- OpenAI is reportedly unhappy with its AI partnership with Apple
- That could lead to it suing Apple, Bloomberg claims
- Apple is also reportedly unhappy with OpenAI
Apple’s attempt to fix Siri with external AI help could hit serious snags.
According to a new Bloomberg report, OpenAI is becoming increasingly frustrated with its partnership with Apple, to the point that the company is now reportedly considering legal action. Bloomberg claims the relationship has become so “strained” that OpenAI believes it is no longer getting the benefits it expected from integrating ChatGPT into Apple Intelligence features.
Over the past few years, Apple has teamed up with other tech companies to boost its Apple Intelligence system as it tries to get its artificial intelligence (AI) platform in tip-top shape. That includes getting Google’s Gemini to power some of its more advanced features and tying OpenAI’s ChatGPT into tools like visual intelligence. But now the partnership with OpenAI may be at stake.
“OpenAI attorneys are actively working with an outside law firm on a number of opportunities that may be formally executed in the near future,” Bloomberg explains. However, the two companies may not end up duking it out in court, and OpenAI may instead decide to send Apple “a breach of contract notice without necessarily filing a full lawsuit initially.”
Why is OpenAI upset about the current situation? The company apparently expected the partnership with Apple to “lure more users to subscribe to the chatbot,” Bloomberg says, while it also “anticipated deeper integration across more Apple apps and a prime placement in the Siri assistant.”
It hasn’t happened. Instead, ChatGPT is limited to a few areas of iOS and often has to be invoked specifically using the word “ChatGPT”, making it less obvious to users that the chatbot is available. According to Bloomberg, that has left OpenAI frustrated and looking for some sort of solution.
Whether or not this dispute comes to trial, it could have ramifications for Apple fans if the two sides can’t resolve their differences. Apple could increasingly start favoring different chatbots over ChatGPT, for example, or it could even remove OpenAI’s tool from iPhones altogether if the collaboration falls apart. That would mean a very different AI experience on the iPhone, if that’s going to happen.
An unhappy ending?
However, it appears that this is a two-way street, and Bloomberg claims that Apple has its own reasons for complaining about the deal. Specifically, the company is reportedly concerned about whether OpenAI is truly committed to user privacy — a key concern for Apple — and is “ranked” by its move to hardware, especially since those plans involve former Apple design chief Jony Ive and other key workers who have been poached from Apple.
The Bloomberg report quotes an unnamed OpenAI executive as saying that “We’ve done everything from a product perspective.” Apple, they claim, has failed to reflect this commitment. Worse, they claim that people at Apple “didn’t even make an honest effort.”
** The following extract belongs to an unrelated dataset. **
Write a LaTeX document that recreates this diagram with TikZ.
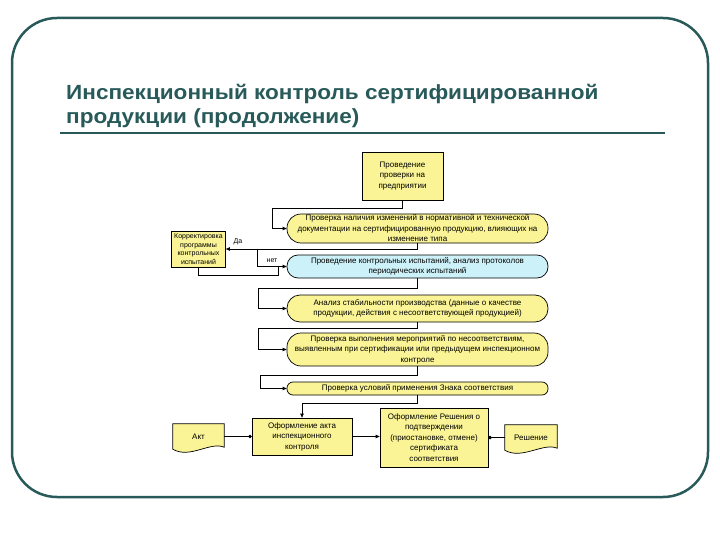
\documentclass[tikz,border=0pt]{standalone}
\usepackage{fontspec}
\setmainfont{Liberation Sans}
\newfontfamily\ttlfam[FakeStretch=1.1]{Liberation Sans}
\usetikzlibrary{arrows.meta,calc,backgrounds}
\definecolor{teal1}{RGB}{40,90,90}
\definecolor{yfill}{RGB}{250,244,150}
\definecolor{bfill}{RGB}{205,241,248}
\newcommand\bxf{\fontsize{8pt}{10.5pt}\selectfont}
\newcommand\smf{\fontsize{7pt}{8.5pt}\selectfont}
\newcommand\lblf{\fontsize{7pt}{8pt}\selectfont}
\newcommand\ttlf{\ttlfam\fontsize{20.5pt}{24pt}\selectfont\bfseries}
\begin{document}
\begin{tikzpicture}[x=1pt,y=-1pt,
  ybox/.style={draw=black, line width=0.7pt, fill=yfill, inner sep=0pt, align=center, font=\bxf},
  rbox/.style={ybox, rounded corners=#1},
  docbox/.style={inner sep=0pt, font=\bxf},
  docshape/.style={draw=black, line width=0.7pt, fill=yfill},
  conn/.style={line width=0.7pt},
  arr/.style={conn, -{Triangle[length=4pt,width=3.5pt]}},
  dotend/.style={conn, -{Circle[length=3.5pt]}},
  dotstart/.style={conn, {Circle[length=3.5pt]}-},
  lbl/.style={inner sep=0pt, font=\lblf},
  ttl/.style={anchor=base west, inner sep=0pt, text=teal1, font=\ttlf},
]
\useasboundingbox (0,0) rectangle (720,540);
\draw[teal1, line width=2.5pt, rounded corners=45pt] (12,18) rectangle (708,497);
\node[ttl] (t1) at (66,100) {Инспекционный контроль сертифицированной};
\node[ttl] (t2) at (66,124) {продукции (продолжение)};
\draw[teal1, line width=2pt] (60,133) -- (665,133);

\node[ybox, minimum width=81pt, minimum height=48pt] (b1) at (402.5,176) {Проведение\\проверки на\\предприятии};
\node[rbox=14pt, minimum width=261pt, minimum height=29pt] (b2) at (417.5,228.5) {Проверка наличия изменений в нормативной и технической\\документации на сертифицированную продукцию, влияющих на\\изменение типа};
\node[ybox, font=\smf, minimum width=54pt, minimum height=36pt] (b3) at (198.5,249) {Корректировка\\программы\\контрольных\\испытаний};
\node[rbox=11pt, fill=bfill, minimum width=261pt, minimum height=23pt] (b4) at (417.5,266.5) {Проведение контрольных испытаний, анализ протоколов\\периодических испытаний};
\node[rbox=13pt, minimum width=261pt, minimum height=27pt] (b5) at (417.5,308.5) {Анализ стабильности производства (данные о качестве\\продукции, действия с несоответствующей продукцией)};
\node[rbox=14pt, minimum width=261pt, minimum height=33pt] (b6) at (417.5,349.5) {Проверка выполнения мероприятий по несоответствиям,\\выявленным при сертификации или предыдущем инспекционном\\контроле};
\node[rbox=6pt, minimum width=261pt, minimum height=13pt] (b7) at (417.5,388.5) {Проверка условий применения Знака соответствия};
\node[ybox, minimum width=100pt, minimum height=37pt] (b8) at (302,436.5) {Оформление акта\\инспекционного\\контроля};
\node[ybox, minimum width=108pt, minimum height=59pt] (b9) at (434,437.5) {Оформление Решения о\\подтверждении\\(приостановке, отмене)\\сертификата\\соответствия};
\node[docbox, minimum width=51pt, minimum height=25pt] (akt) at (198.5,436.5) {Акт};
\node[docbox, minimum width=52pt, minimum height=25pt] (resh) at (531,437.5) {Решение};

\begin{scope}[on background layer]
\draw[docshape] (akt.north west) -- (akt.north east) -- ($(akt.south east)+(0,-2)$)
  .. controls ($(akt.south east)+(-14,-8)$) and ($(akt.south west)+(17,10)$) .. (akt.south west) -- cycle;
\draw[docshape] (resh.north west) -- (resh.north east) -- ($(resh.south east)+(0,-2)$)
  .. controls ($(resh.south east)+(-14,-8)$) and ($(resh.south west)+(17,10)$) .. (resh.south west) -- cycle;
\end{scope}

\coordinate (j1) at (272,208);
\draw[arr] (b1.south) |- (j1) |- (b2.west);
\draw[arr] (b2.south) |- (b3.east);
\node[lbl] (da) at (238,242) {Да};
\coordinate (j3) at (257,249);
\draw[arr] (j3) |- (b4.west);
\node[lbl] (net) at (272,261) {нет};
\coordinate (j4) at (278,275);
\draw[conn] (b3.south) |- (j4) -- (j4 |- b4.west);
\coordinate (j5) at (258,288);
\draw[arr] (b4.south) |- (j5) |- (b5.west);
\coordinate (j6) at (258,328);
\draw[arr] (b5.south) |- (j6) |- (b6.west);
\coordinate (j7) at (260,375);
\draw[arr] (b6.south) |- (j7) |- (b7.west);
\coordinate (j8) at (302,403);
\draw[arr] (b7.south) |- (j8) -- (b8.north);
\draw[dotend] (akt.east) -- (b8.west);
\draw[arr] (b8.east) -- (b8.east -| b9.west);
\draw[dotstart] (b9.east) -- (resh.west);
\end{tikzpicture}
\end{document}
Explaining the background to the deal, the executive said: “When we heard about this opportunity, it sounded fantastic: to be able to acquire a huge number of customers and have distribution in such a large mobile ecosystem.” Still, Apple wouldn’t reveal exactly what the project was, saying only “OpenAI has to take a leap of faith and trust us,” according to an OpenAI exec.
However, one key element missing from Bloomberg’s article is what OpenAI’s legal basis actually is. Has Apple broken its contract with the AI startup? If so, what parts of the agreement has it breached? None of that has been disclosed.
All we know from the report is that Apple’s plans to open up iOS to other AI chatbots — including Anthropic’s Claude and Google’s Gemini — aren’t the root cause, as the partnership with Apple “wasn’t meant to be exclusive from the start.”
But what’s clear is that both sides feel pissed off about the deal, if Bloomberg’s reporting is correct. Whether it escalates to a lawsuit — and if so, what comes of it — remains to be seen, but it’s increasingly looking like this relationship is headed for an unhappy ending.